TO DO:
Gather all lines in the entries below that include the word "image".

RECORDED DATA:
"""

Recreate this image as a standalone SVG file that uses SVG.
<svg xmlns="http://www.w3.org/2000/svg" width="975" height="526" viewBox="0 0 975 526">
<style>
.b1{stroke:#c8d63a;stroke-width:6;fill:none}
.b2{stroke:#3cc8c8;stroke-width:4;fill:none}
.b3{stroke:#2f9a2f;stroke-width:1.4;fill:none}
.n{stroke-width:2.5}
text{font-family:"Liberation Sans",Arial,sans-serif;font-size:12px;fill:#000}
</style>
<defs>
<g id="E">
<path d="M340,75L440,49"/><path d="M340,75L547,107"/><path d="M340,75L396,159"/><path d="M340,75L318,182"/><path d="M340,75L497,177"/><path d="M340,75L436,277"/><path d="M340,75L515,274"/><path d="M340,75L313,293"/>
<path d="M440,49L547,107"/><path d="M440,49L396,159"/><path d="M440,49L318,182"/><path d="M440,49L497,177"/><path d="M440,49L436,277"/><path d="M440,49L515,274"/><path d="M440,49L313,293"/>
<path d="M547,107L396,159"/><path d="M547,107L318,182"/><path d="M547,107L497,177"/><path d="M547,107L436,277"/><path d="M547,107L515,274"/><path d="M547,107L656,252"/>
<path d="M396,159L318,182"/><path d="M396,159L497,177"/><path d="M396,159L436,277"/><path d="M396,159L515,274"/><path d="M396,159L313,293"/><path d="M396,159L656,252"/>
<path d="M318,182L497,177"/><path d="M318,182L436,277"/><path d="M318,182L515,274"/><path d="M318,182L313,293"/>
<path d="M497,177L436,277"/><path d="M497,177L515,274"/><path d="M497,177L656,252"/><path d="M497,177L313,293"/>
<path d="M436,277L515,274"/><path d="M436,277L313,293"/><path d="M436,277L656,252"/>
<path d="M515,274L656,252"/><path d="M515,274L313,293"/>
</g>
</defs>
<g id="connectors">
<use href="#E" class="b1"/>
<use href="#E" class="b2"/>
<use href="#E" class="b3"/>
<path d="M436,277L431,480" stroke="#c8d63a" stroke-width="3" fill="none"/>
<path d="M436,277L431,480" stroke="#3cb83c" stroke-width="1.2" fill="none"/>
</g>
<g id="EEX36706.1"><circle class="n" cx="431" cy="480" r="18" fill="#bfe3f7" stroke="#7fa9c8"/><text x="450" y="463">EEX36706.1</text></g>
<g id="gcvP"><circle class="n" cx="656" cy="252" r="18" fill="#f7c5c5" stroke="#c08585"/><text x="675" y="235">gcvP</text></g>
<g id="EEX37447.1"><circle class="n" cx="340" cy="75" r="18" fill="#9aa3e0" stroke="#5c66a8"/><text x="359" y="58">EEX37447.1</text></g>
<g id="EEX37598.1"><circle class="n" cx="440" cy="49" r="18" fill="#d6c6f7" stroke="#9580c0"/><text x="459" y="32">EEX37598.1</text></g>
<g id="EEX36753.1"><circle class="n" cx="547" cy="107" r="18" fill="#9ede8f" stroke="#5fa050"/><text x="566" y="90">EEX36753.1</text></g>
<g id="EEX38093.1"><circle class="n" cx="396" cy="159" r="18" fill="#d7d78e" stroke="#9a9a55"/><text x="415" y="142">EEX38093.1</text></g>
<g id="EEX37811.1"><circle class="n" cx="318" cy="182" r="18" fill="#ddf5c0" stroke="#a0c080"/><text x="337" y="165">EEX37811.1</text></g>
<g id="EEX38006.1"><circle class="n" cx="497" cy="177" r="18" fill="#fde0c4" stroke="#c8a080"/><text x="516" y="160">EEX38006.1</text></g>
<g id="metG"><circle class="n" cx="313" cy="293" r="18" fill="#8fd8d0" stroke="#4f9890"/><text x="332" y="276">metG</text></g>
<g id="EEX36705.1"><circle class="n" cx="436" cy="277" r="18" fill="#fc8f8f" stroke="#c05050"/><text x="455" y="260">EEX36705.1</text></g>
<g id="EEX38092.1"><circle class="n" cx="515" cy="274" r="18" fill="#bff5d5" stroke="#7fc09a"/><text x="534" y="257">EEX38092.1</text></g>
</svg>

"""
"""

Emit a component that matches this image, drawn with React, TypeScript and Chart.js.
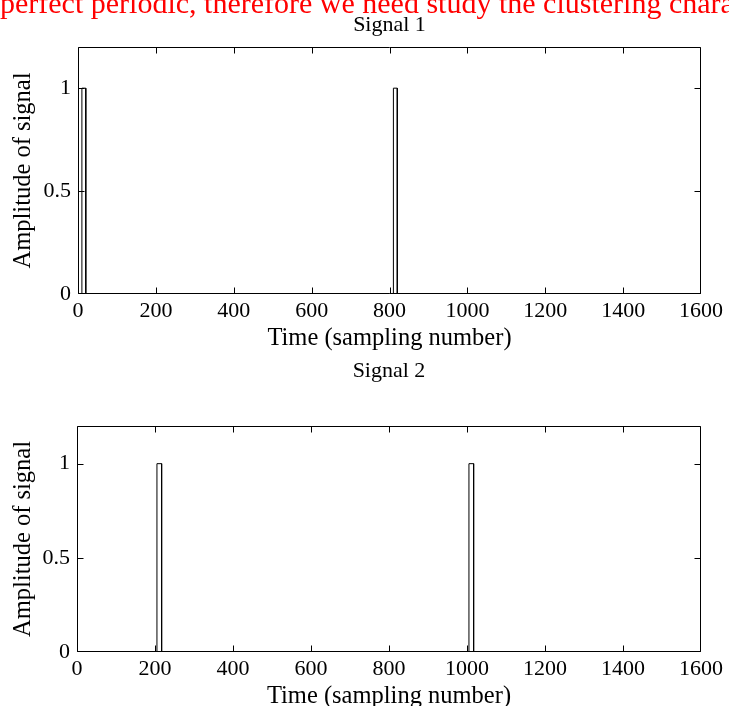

"""

RESPONSE BELOW:
Recreate this image as a standalone SVG file that uses SVG.
Emit a component that matches this image, drawn with React, TypeScript and Chart.js.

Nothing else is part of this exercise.